# best buzzbait



## mooreman (Jul 7, 2008)

Hi everybody I was just wondering I was going to start fishing with a buzzbait I never have does anyone have a favorite one or think one is better than the others thanks.


----------



## Crankb8 (Jan 1, 2009)

Mr. Smallie makes his own buzzbaits they must be pretty good he catches lots of bass on them probably some other guys on here do to maybe they will sell you a couple homemade buzzers are usually better than storebought in my opinion.


----------



## SPEAKSUP (Feb 19, 2009)

Boo Yah and Strike King. 

I haven't had luck with a double buzz. 

To me it's more about colors. I have cheap ones from Wal Mart that work just as good. Just got to find the right color same as spinner baits. 

Lately for me it's been Sexy Shad it works great.


----------



## meatwad (Sep 29, 2004)

Chatter Buzz It is my hands down favorite. The blade can be adjusted to hit against the lead of the bait to create a different kind of chattering. There are other buzz baits that do similar things like metal on metal contact but it just doesn't have the sound I prefer. Chatter Buzz


----------



## kingfisher42 (May 7, 2009)

zorro head knocker


----------



## SPEAKSUP (Feb 19, 2009)

Chatter Baits also work well. 

Buzzbaits also work like spinnerbaits you can widen them to make them slower. Just make sure your retrive is fast enough to keep it up or you just got a really big spinner.


----------



## mooreman (Jul 7, 2008)

meatwad said:


> Chatter Buzz It is my hands down favorite. The blade can be adjusted to hit against the lead of the bait to create a different kind of chattering. There are other buzz baits that do similar things like metal on metal contact but it just doesn't have the sound I prefer. Chatter Buzz


Where can I get the chatter buzz does walmart have them?


----------



## JamesT (Jul 22, 2005)

Although the skirts get messed up/torn off pretty easily, I still like the wally world specials at a buck. Have also done well with homemade mini dually with chartreuse crappie tube superglued in place. Strike king mini pro buzz is a great small buzzer. Last one is a homemade 1/8 oz with extra long marabou tail and peacock feathers running along the bottom center. I nearly lipped about a 4lber this morning on it.
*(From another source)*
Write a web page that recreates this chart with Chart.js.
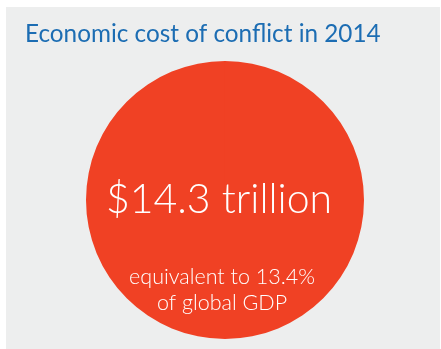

Got to within a foot of my hand, did a tail dance and jumped and spit it back.


----------



## meatwad (Sep 29, 2004)

The only place Ican find chatter buzzes any more is online. http://www.orderoutdoors.com/store_c.asp?itemmfgSelect=Chatter+Buzz

Other people carry them online and sometimes you can get them at more specialized stores.


----------



## mooreman (Jul 7, 2008)

Thanks everybody for your help I got a boo yah buzz yesterday and thinking about ordering a chatter buzz Thanks again it really helped.


----------



## SPEAKSUP (Feb 19, 2009)

I have had anything on the double buzz JamesT but yeah the skirts do suck and move easy on the Wally World ones but they work. 
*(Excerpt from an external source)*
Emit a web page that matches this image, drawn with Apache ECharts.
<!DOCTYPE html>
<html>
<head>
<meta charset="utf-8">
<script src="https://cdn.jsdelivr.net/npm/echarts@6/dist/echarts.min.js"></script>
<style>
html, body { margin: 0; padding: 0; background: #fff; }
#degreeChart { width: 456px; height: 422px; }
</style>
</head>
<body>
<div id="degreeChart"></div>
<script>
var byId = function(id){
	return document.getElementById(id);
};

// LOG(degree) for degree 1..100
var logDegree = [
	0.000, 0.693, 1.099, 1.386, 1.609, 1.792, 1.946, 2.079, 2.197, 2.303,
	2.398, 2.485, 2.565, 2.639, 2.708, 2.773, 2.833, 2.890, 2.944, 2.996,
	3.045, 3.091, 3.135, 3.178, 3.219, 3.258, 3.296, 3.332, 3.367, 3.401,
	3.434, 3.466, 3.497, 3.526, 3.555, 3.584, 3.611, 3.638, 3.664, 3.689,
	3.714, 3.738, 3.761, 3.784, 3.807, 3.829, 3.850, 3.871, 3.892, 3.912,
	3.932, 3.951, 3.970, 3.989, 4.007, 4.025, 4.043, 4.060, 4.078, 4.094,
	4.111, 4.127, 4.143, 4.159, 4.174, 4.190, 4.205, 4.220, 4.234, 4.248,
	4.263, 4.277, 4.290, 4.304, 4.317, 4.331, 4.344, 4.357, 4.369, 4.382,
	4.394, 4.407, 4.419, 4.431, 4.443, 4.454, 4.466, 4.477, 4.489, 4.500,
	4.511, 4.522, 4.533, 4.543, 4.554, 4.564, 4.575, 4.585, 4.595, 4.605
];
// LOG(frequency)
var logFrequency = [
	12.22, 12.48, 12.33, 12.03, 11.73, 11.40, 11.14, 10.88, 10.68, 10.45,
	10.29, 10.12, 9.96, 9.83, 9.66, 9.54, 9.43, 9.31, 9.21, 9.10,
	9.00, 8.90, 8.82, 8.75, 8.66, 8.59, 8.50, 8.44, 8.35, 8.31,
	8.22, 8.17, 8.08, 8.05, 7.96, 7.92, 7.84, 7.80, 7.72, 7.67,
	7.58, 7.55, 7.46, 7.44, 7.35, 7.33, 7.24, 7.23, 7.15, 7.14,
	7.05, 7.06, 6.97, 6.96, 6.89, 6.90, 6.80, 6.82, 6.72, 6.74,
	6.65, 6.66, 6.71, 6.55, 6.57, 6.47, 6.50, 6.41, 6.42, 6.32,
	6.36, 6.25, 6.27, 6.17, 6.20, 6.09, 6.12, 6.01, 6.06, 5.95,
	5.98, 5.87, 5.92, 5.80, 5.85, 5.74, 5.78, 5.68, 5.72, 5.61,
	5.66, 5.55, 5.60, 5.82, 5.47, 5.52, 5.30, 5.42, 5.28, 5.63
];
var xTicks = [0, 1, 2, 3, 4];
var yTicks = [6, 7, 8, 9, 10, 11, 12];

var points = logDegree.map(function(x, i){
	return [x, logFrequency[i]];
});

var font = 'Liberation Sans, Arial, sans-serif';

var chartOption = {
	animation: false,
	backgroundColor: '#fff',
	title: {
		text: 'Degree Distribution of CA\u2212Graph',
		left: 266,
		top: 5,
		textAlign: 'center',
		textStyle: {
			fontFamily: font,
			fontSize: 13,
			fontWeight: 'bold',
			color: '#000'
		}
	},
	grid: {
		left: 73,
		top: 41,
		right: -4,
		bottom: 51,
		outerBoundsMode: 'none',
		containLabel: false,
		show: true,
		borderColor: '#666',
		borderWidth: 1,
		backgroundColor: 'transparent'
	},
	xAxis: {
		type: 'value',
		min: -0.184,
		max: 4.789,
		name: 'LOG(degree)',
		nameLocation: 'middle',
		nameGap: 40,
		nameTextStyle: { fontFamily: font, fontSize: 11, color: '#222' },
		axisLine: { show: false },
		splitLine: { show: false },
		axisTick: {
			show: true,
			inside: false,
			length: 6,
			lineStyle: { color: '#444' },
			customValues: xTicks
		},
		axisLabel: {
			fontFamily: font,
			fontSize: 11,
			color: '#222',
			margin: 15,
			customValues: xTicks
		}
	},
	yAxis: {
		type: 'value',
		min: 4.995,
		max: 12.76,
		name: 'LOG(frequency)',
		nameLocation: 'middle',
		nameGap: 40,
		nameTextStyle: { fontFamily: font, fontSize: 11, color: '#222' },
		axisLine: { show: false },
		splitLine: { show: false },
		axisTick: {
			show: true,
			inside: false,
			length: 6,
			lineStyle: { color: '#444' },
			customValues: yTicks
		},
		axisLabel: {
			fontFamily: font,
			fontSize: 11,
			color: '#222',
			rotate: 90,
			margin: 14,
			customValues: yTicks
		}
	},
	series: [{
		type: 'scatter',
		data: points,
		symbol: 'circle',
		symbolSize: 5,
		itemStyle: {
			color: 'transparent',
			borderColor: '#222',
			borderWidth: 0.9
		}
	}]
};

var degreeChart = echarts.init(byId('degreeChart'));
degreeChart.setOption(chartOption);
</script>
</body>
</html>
to me it's just finding the right color. you can also order better skirts from online.


----------



## firstflight111 (May 22, 2008)

mooreman said:


> Where can I get the chatter buzz does walmart have them?


landbigfish has them get the 1/2 oz


----------



## JamesT (Jul 22, 2005)

I just bent the wire down on the wally world buzzer to make the blade hit the weight. Haven't fished it yet.


----------



## 614-bass (Jul 22, 2008)

cavitron or warrior 
cavitron can be fished extremly slow compared to other buzzbaits
and i like the head design on warriors 
but buy a couple different ones and find out what fits your needs


----------



## firstflight111 (May 22, 2008)

meatwad said:


> The only place Ican find chatter buzzes any more is online. http://www.orderoutdoors.com/store_c.asp?itemmfgSelect=Chatter+Buzz
> 
> Other people carry them online and sometimes you can get them at more specialized stores.


land big fish has them !!!!!!!but the outdoor.com is cheeper


----------



## The Saint (Apr 13, 2009)

strike king


----------



## norseangler (Jan 8, 2009)

Another vote for Cavitron, but if I want a different sound I might throw a Hoppy's buzzer or something with a clacker. Loudest buzzbait I've used is the old Hogan's (I think that's the name) which had a brass willow leaf blade as a clacker. On the other hand, I've found most triple wing baits are actually quieter (or at least seem to be).


----------



## norseangler (Jan 8, 2009)

If you're still looking for Chatter Buzz baits, just saw all four sizes - 1/8, 1/4, 3/8 and 1/2 ounce -- at Bob's Outdoor Supply on Union Street in Newark


----------



## warrior baits (Jun 27, 2008)

I don't know if you guys have ever tried ours, but you will not find a slower running buzzbait anywhere. It planes out quicker and you can slow it to a very slow crawl to where the blades are barely moving. Check it out if you get some time.


----------



## bassman1976 (Sep 13, 2006)

arky buzzbaits


----------



## JamesT (Jul 22, 2005)

Mr. Buzzkill the Chatter Buzz clone.


----------



## mooreman (Jul 7, 2008)

Do they come in the color black?


----------



## jonaddis84 (Sep 24, 2009)

I like the Clacker, those are two 8" lures next to it


----------